→ **What needs to be done**
Any pictures in the records below must be left out when you repeat the lines from the line containing "Convert this chart to matplotlib code." through the line containing "ORANGE = '#ff8c2a'" exactly.

--- Given data ---

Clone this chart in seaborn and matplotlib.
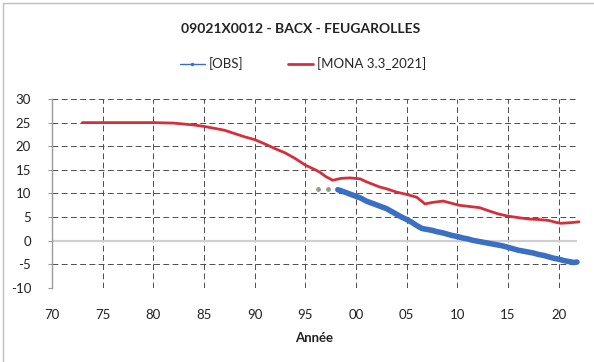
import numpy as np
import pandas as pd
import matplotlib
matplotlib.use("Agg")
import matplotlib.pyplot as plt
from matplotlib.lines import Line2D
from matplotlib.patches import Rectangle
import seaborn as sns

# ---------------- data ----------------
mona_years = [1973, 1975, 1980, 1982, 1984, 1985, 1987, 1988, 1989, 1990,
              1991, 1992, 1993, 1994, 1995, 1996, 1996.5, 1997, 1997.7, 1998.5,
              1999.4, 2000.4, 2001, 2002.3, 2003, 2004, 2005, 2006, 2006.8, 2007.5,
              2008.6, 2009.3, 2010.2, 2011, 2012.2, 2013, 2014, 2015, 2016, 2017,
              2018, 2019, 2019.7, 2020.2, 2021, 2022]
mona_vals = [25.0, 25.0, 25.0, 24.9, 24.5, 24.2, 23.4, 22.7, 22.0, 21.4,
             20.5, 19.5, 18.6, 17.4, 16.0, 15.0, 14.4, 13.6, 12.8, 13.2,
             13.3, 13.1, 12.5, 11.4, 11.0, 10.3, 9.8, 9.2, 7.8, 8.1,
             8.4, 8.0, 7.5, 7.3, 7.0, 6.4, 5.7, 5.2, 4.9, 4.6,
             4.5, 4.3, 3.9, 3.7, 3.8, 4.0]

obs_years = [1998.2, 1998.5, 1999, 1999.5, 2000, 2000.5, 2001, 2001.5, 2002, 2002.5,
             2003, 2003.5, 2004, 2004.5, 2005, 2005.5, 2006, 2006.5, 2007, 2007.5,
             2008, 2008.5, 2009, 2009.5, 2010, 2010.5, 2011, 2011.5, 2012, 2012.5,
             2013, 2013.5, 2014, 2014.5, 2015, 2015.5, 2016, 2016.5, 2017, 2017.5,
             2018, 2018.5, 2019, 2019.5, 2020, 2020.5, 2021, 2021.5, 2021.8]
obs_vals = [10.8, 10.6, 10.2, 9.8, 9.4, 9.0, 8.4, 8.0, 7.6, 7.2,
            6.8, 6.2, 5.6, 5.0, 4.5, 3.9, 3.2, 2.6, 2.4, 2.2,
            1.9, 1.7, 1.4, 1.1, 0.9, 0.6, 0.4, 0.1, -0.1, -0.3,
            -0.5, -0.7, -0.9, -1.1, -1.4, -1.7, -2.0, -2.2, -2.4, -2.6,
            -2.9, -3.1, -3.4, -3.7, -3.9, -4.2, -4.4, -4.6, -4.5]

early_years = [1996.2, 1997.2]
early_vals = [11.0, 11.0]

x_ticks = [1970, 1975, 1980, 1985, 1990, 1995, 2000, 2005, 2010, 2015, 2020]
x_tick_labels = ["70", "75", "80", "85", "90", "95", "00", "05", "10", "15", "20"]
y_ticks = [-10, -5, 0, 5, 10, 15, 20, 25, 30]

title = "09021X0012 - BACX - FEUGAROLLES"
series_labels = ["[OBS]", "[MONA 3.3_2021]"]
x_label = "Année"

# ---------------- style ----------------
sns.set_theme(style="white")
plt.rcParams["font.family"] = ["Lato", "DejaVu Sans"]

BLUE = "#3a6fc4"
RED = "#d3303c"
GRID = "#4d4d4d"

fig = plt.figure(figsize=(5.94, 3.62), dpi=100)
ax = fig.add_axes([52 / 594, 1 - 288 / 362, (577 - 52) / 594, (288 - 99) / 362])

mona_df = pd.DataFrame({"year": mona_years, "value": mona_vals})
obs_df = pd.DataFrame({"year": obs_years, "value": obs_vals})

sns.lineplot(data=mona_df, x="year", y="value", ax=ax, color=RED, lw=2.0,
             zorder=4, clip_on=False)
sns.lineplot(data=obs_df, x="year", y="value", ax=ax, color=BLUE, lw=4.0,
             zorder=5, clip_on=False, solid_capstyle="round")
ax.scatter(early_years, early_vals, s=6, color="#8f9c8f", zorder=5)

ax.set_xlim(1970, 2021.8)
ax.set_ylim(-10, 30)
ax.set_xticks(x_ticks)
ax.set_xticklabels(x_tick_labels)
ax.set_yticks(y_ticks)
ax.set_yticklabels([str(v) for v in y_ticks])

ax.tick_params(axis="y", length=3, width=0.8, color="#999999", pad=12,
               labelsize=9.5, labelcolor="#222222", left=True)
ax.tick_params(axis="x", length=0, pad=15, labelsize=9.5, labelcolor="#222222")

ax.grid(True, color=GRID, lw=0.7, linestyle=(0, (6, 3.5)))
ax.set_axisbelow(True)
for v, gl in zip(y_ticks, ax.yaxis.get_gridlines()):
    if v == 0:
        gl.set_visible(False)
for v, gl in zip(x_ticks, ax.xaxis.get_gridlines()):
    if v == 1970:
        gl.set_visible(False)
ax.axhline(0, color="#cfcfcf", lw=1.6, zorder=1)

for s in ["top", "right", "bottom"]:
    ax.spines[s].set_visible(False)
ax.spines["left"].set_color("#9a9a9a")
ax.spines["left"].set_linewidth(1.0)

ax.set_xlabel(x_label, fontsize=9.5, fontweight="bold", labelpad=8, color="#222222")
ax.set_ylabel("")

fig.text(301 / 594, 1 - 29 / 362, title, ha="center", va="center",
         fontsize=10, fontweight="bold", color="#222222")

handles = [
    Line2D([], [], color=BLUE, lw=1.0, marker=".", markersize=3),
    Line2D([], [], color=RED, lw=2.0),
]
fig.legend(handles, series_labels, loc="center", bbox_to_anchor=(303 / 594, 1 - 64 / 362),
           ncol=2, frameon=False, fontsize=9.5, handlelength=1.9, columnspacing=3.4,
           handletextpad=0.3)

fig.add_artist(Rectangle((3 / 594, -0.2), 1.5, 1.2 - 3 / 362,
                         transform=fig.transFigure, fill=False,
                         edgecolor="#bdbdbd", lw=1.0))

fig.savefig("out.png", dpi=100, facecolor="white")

---
--- Given data ---

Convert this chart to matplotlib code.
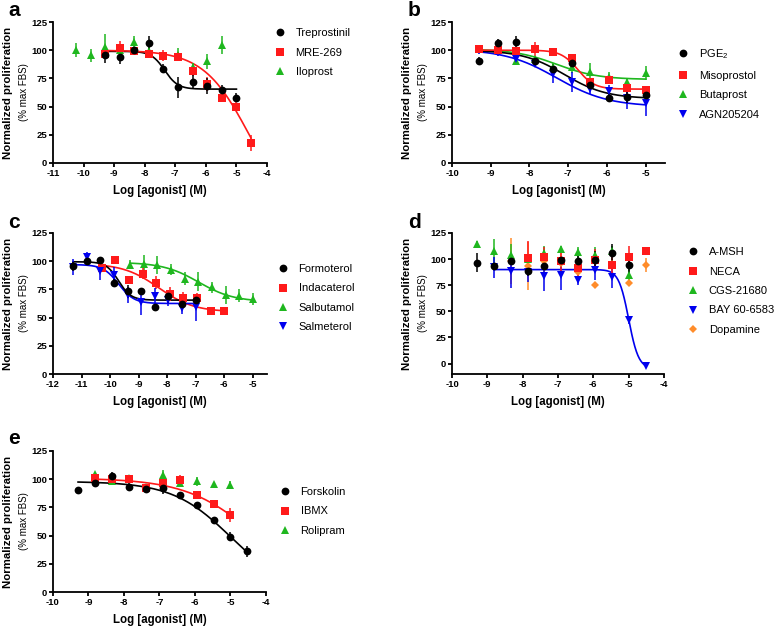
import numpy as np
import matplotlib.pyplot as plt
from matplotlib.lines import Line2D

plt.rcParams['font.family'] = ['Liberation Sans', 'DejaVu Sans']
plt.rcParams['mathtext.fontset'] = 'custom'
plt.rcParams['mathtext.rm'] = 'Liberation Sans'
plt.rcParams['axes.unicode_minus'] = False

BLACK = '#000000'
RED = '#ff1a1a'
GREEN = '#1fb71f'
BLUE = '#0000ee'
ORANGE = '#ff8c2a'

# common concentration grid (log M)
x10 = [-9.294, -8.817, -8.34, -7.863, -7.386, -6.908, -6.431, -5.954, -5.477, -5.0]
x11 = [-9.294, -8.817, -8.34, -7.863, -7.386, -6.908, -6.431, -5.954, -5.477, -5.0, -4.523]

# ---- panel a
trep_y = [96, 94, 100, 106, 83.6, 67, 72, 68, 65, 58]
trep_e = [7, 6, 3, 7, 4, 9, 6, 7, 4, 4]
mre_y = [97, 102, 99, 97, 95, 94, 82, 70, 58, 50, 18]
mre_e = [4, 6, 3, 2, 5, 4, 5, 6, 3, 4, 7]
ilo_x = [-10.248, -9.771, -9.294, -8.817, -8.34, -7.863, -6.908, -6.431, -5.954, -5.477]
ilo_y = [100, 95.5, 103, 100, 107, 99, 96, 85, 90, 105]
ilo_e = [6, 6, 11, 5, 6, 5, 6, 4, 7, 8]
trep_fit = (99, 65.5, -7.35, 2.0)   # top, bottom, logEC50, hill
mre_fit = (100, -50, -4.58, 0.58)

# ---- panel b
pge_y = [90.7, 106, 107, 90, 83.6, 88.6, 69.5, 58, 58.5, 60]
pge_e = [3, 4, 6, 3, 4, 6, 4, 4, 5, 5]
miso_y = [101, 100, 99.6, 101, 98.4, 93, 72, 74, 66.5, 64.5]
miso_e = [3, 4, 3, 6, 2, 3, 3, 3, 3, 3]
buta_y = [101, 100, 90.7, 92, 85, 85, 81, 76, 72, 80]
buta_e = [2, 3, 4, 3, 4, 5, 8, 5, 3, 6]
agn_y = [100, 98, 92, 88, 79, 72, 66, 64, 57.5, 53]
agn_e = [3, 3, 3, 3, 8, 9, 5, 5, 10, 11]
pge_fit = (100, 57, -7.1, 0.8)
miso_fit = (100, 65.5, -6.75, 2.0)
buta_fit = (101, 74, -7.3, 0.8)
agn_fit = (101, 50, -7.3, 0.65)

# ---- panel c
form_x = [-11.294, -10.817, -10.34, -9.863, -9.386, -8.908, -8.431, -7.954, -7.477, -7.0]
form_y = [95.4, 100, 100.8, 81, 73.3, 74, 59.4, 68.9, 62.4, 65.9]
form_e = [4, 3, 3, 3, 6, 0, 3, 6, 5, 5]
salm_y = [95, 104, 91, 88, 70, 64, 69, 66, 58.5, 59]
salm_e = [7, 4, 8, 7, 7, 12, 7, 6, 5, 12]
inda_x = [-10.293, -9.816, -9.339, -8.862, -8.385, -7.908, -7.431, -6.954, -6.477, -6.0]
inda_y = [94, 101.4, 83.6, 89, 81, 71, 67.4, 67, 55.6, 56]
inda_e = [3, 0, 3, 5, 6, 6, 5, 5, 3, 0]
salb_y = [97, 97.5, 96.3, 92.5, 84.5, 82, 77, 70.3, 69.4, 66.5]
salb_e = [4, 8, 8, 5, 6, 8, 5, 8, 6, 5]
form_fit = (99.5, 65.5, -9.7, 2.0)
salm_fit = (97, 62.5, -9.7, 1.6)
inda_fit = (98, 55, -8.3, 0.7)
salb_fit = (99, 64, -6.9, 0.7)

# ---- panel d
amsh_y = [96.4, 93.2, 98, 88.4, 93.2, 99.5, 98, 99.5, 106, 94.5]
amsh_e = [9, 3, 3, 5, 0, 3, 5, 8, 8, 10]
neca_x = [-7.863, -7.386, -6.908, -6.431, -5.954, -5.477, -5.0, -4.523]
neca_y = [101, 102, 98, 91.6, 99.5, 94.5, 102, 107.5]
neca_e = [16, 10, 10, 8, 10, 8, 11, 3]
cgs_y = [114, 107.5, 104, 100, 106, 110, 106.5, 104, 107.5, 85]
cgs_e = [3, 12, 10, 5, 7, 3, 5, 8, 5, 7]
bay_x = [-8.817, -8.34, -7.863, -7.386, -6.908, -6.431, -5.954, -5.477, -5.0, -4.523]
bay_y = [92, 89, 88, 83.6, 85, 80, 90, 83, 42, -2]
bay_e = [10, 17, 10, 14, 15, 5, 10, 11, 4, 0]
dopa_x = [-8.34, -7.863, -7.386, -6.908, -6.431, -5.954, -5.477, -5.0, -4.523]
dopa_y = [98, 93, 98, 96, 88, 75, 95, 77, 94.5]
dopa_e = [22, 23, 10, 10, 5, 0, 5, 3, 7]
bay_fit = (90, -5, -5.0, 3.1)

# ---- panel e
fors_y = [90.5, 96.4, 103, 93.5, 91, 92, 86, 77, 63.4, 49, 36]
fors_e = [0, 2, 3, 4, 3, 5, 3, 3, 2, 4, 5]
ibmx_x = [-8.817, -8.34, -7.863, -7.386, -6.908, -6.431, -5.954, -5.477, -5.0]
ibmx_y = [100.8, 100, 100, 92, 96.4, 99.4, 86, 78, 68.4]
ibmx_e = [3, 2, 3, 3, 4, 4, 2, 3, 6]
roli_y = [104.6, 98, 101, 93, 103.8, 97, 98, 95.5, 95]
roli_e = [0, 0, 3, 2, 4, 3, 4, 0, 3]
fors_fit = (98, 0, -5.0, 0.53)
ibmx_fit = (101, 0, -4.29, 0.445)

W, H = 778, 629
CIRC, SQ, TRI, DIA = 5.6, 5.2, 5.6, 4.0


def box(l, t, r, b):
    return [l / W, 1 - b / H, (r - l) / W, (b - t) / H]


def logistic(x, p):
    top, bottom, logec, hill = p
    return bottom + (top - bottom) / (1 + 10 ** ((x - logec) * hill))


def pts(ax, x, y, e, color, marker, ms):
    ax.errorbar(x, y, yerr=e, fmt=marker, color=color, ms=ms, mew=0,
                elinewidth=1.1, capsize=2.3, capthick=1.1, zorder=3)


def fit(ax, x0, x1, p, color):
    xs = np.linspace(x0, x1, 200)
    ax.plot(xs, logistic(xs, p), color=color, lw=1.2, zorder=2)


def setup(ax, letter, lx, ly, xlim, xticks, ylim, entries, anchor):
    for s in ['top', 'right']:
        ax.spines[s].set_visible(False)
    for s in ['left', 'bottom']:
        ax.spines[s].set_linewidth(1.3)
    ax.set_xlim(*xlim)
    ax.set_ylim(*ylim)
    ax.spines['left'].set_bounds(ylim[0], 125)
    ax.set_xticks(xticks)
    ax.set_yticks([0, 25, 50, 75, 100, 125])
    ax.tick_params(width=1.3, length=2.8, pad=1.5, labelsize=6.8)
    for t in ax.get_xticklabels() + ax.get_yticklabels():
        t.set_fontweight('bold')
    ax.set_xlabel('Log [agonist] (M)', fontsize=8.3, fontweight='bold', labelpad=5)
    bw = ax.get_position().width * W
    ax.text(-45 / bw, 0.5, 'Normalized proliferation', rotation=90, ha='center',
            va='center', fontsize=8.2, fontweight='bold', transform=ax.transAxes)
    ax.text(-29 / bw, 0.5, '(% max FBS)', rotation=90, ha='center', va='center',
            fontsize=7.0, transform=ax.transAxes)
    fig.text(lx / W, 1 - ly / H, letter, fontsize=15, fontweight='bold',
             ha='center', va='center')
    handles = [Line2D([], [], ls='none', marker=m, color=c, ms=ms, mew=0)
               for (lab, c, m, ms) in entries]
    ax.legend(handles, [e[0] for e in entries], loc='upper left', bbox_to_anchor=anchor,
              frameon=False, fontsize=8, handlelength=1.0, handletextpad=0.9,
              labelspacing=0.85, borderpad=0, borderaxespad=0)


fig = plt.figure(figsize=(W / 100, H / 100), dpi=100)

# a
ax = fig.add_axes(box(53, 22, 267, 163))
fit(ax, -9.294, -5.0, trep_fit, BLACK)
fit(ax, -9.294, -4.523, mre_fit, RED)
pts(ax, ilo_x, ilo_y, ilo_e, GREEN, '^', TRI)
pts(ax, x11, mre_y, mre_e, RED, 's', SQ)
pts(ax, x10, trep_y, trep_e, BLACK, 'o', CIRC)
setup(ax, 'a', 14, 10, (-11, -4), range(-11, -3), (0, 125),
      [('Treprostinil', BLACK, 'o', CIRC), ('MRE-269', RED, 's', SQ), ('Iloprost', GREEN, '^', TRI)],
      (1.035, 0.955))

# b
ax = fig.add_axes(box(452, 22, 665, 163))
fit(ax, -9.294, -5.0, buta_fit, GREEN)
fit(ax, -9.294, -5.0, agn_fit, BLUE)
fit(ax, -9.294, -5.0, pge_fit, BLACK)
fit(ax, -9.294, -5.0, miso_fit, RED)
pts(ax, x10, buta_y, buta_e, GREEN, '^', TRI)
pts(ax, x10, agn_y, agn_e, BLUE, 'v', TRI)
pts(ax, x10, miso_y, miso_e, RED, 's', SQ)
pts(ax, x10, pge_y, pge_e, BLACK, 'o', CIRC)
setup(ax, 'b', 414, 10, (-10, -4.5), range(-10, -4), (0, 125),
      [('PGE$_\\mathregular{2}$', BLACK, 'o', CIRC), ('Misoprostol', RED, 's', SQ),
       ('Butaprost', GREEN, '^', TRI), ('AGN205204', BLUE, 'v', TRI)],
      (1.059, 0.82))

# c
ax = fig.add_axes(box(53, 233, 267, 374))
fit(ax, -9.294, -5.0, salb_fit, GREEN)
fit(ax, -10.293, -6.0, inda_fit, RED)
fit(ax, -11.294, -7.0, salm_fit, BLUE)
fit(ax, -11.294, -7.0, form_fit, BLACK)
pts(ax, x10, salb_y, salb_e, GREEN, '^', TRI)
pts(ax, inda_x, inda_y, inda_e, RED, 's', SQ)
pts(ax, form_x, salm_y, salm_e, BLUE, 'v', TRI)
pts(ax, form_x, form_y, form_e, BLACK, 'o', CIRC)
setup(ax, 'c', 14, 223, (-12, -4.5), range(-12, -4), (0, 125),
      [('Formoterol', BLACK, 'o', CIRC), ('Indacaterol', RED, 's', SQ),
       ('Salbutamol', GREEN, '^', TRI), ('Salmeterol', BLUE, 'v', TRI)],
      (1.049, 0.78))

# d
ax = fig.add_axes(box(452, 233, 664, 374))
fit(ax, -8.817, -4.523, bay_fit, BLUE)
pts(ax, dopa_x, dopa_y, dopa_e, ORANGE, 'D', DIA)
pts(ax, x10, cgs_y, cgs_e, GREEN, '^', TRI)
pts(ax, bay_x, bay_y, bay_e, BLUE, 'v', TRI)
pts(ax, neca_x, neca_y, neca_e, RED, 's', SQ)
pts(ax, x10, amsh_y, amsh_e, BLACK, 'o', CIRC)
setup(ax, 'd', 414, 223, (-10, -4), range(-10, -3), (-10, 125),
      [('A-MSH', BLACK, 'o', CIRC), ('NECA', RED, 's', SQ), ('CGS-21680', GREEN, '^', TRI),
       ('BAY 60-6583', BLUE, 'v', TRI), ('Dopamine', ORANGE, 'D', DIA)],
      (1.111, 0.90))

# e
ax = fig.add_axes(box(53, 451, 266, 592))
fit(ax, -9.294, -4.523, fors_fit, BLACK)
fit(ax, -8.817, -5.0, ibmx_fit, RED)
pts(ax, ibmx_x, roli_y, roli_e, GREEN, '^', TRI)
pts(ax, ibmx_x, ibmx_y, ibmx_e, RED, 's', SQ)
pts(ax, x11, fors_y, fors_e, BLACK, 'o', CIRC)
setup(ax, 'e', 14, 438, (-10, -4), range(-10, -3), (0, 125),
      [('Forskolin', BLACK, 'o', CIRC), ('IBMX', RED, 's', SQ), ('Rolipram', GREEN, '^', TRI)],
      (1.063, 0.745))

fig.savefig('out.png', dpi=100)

---

→ **Answer in full**
Convert this chart to matplotlib code.
import numpy as np
import matplotlib.pyplot as plt
from matplotlib.lines import Line2D

plt.rcParams['font.family'] = ['Liberation Sans', 'DejaVu Sans']
plt.rcParams['mathtext.fontset'] = 'custom'
plt.rcParams['mathtext.rm'] = 'Liberation Sans'
plt.rcParams['axes.unicode_minus'] = False

BLACK = '#000000'
RED = '#ff1a1a'
GREEN = '#1fb71f'
BLUE = '#0000ee'
ORANGE = '#ff8c2a'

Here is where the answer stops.